Desde tiempo inmemorial, con cada mutación del clima, de los recursos, de la densidad de las poblaciones, o por el simple impulso de querer descubrir algo nuevo, animales y plantas habían migrado a través de toda la tierra. Nosotros, desde la prehistoria, sabíamos hacerlo de idéntico modo. Durante viajes que duraban siglos y generaciones, aprendiendo a procurarnos el alimento y el cobijo, territorio tras territorio, nos adentrábamos en pequeños grupos hasta los más alejados rincones de cada continente —excluyendo la Antártida y algunas islas remotas— mucho antes de haber dado vida a lo que consideramos civilización, a las primeras formas de agricultura sedentaria y de núcleos habitados estables. Por ejemplo, los grupos de cazadores árticos que hace unos 14.000 años atravesaron el estrecho de Bering desde Siberia a Alaska, en solo mil años ocuparon las dos Américas, transformando su cultura material a través de cada zona climática y ambiental y asentándose por todas partes en pequeños grupos, incluso en la Patagonia.
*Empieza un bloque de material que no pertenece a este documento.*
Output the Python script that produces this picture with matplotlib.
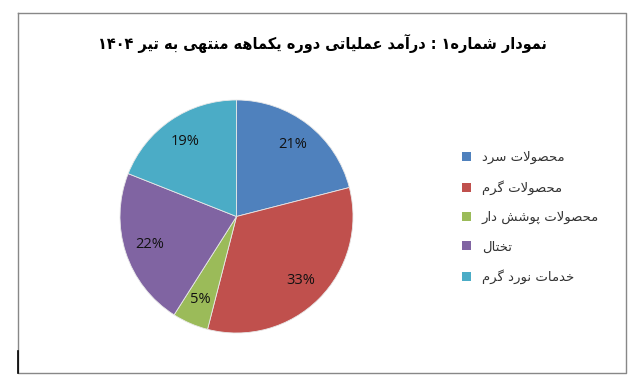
import matplotlib
matplotlib.use("Agg")
import matplotlib.pyplot as plt
from matplotlib.lines import Line2D

# ---------------- data ----------------
title_text = "نمودار شماره۱ : درآمد عملیاتی دوره یکماهه منتهی به تیر ۱۴۰۴"
categories = ["محصولات سرد", "محصولات گرم", "محصولات پوشش دار", "تختال", "خدمات نورد گرم"]
values = [21, 33, 5, 22, 19]
colors = ["#4F81BD", "#C0504D", "#9BBB59", "#8064A2", "#4BACC6"]

# ---------------- minimal Arabic/Persian shaping ----------------
FORMS = {
    "ا": ("\uFE8D", "\uFE8E", None, None),
    "آ": ("\uFE81", "\uFE82", None, None),
    "ب": ("\uFE8F", "\uFE90", "\uFE91", "\uFE92"),
    "پ": ("\uFB56", "\uFB57", "\uFB58", "\uFB59"),
    "ت": ("\uFE95", "\uFE96", "\uFE97", "\uFE98"),
    "ح": ("\uFEA1", "\uFEA2", "\uFEA3", "\uFEA4"),
    "خ": ("\uFEA5", "\uFEA6", "\uFEA7", "\uFEA8"),
    "د": ("\uFEA9", "\uFEAA", None, None),
    "ر": ("\uFEAD", "\uFEAE", None, None),
    "س": ("\uFEB1", "\uFEB2", "\uFEB3", "\uFEB4"),
    "ش": ("\uFEB5", "\uFEB6", "\uFEB7", "\uFEB8"),
    "ص": ("\uFEB9", "\uFEBA", "\uFEBB", "\uFEBC"),
    "ع": ("\uFEC9", "\uFECA", "\uFECB", "\uFECC"),
    "ل": ("\uFEDD", "\uFEDE", "\uFEDF", "\uFEE0"),
    "م": ("\uFEE1", "\uFEE2", "\uFEE3", "\uFEE4"),
    "ن": ("\uFEE5", "\uFEE6", "\uFEE7", "\uFEE8"),
    "ه": ("\uFEE9", "\uFEEA", "\uFEEB", "\uFEEC"),
    "و": ("\uFEED", "\uFEEE", None, None),
    "ی": ("\uFBFC", "\uFBFD", "\uFBFE", "\uFBFF"),
    "ک": ("\uFB8E", "\uFB8F", "\uFB90", "\uFB91"),
    "گ": ("\uFB92", "\uFB93", "\uFB94", "\uFB95"),
}
LAMALEF = ("\uFEFB", "\uFEFC")
DIGITS = set("0123456789۰۱۲۳۴۵۶۷۸۹")


def shape(text):
    chars = list(text)
    merged = []
    i = 0
    while i < len(chars):
        if chars[i] == "ل" and i + 1 < len(chars) and chars[i + 1] == "ا":
            merged.append("LA")
            i += 2
        else:
            merged.append(chars[i])
            i += 1
    out = []
    for i, c in enumerate(merged):
        prev = merged[i - 1] if i > 0 else None
        nxt = merged[i + 1] if i + 1 < len(merged) else None
        join_prev = prev is not None and (prev in FORMS and FORMS[prev][2] is not None)
        if c == "LA":
            out.append(LAMALEF[1] if join_prev else LAMALEF[0])
            continue
        if c not in FORMS:
            out.append(c)
            continue
        f = FORMS[c]
        join_next = f[2] is not None and nxt is not None and (nxt in FORMS or nxt == "LA")
        if join_prev and join_next:
            out.append(f[3])
        elif join_prev:
            out.append(f[1])
        elif join_next:
            out.append(f[2])
        else:
            out.append(f[0])
    s = "".join(out)
    runs = []
    for ch in s:
        isd = ch in DIGITS
        if runs and runs[-1][0] == isd:
            runs[-1][1].append(ch)
        else:
            runs.append([isd, [ch]])
    vis = []
    for isd, r in reversed(runs):
        vis.append("".join(r) if isd else "".join(reversed(r)))
    return "".join(vis)


# ---------------- figure ----------------
W, H = 642, 391
fig = plt.figure(figsize=(W / 100, H / 100), dpi=100)
fig.patch.set_facecolor("white")

fx0, fx1, fy0, fy1 = 17.5, 625.5, 12.5, 372.5
frame = Line2D([fx0 / W, fx1 / W, fx1 / W, fx0 / W, fx0 / W],
               [1 - fy0 / H, 1 - fy0 / H, 1 - fy1 / H, 1 - fy1 / H, 1 - fy0 / H],
               transform=fig.transFigure, color="#888888", lw=1.0)
fig.add_artist(frame)
fig.add_artist(Line2D([17.5 / W, 17.5 / W], [1 - 351 / H, 1 - 373 / H],
                      transform=fig.transFigure, color="black", lw=1.2))

cx, cy, r = 236.5, 216.5, 116.5
ax = fig.add_axes([(cx - r) / W, 1 - (cy + r) / H, 2 * r / W, 2 * r / H])
wedges, texts, autotexts = ax.pie(
    values, colors=colors, startangle=90, counterclock=False,
    autopct=lambda p: f"{p:.0f}%", pctdistance=0.78,
    wedgeprops=dict(edgecolor="#e8e8e8", linewidth=0.6),
    textprops=dict(fontsize=10.5, color="#111111", family="Open Sans"),
)
ax.set_xlim(-1, 1)
ax.set_ylim(-1, 1)
ax.set_aspect("equal")
ax.axis("off")

fig.text(322 / W, 1 - 43 / H, shape(title_text), ha="center", va="center",
         fontsize=11.6, fontweight="bold", fontstretch="condensed",
         family="DejaVu Sans", color="black")

leg = fig.legend(wedges, [shape(c) for c in categories],
                 loc="upper left", bbox_to_anchor=(462 / W, 1 - 151 / H),
                 frameon=False, prop=dict(family="DejaVu Sans", size=9.5),
                 handlelength=0.65, handleheight=0.65, handletextpad=0.85,
                 labelspacing=1.22, borderpad=0, borderaxespad=0)
for t in leg.get_texts():
    t.set_color("#333333")
for h in leg.legend_handles:
    h.set_edgecolor("none")

fig.savefig("out.png", dpi=100)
En el espacio de aquellos antiguos horizontes que atravesábamos no había caminos, no había senderos humanos ni hitos de piedra que marcaran la vía. Ninguna torre ni fortaleza se erigía en lejanas colinas para señalar una meta, ni existían faros en las islas de Oceanía o en los estrechos del Ártico hacia los que nos dirigimos en arcaicas piraguas. Ninguna indicación mostraba los pasos o los puertos posibles, salvo las trochas abiertas en la tierra por las manadas salvajes en las que era imposible encontrar la huella de un pie humano.

En ese vagar por los continentes no se encontraba ninguna de las referencias que hoy, en el siglo XXI, se consideran necesarias para iniciar cualquier recorrido. Si imaginamos a aquellos pequeños humanos, nuestros antepasados, moverse en busca de un lugar para vivir en paz, por bosques y sabanas, en el límite de los desiertos, en los mares de hierba de las praderas, en salvajes costas o incluso en la tundra, nos parecen hormigas, ratoncitos perdidos en la inmensidad.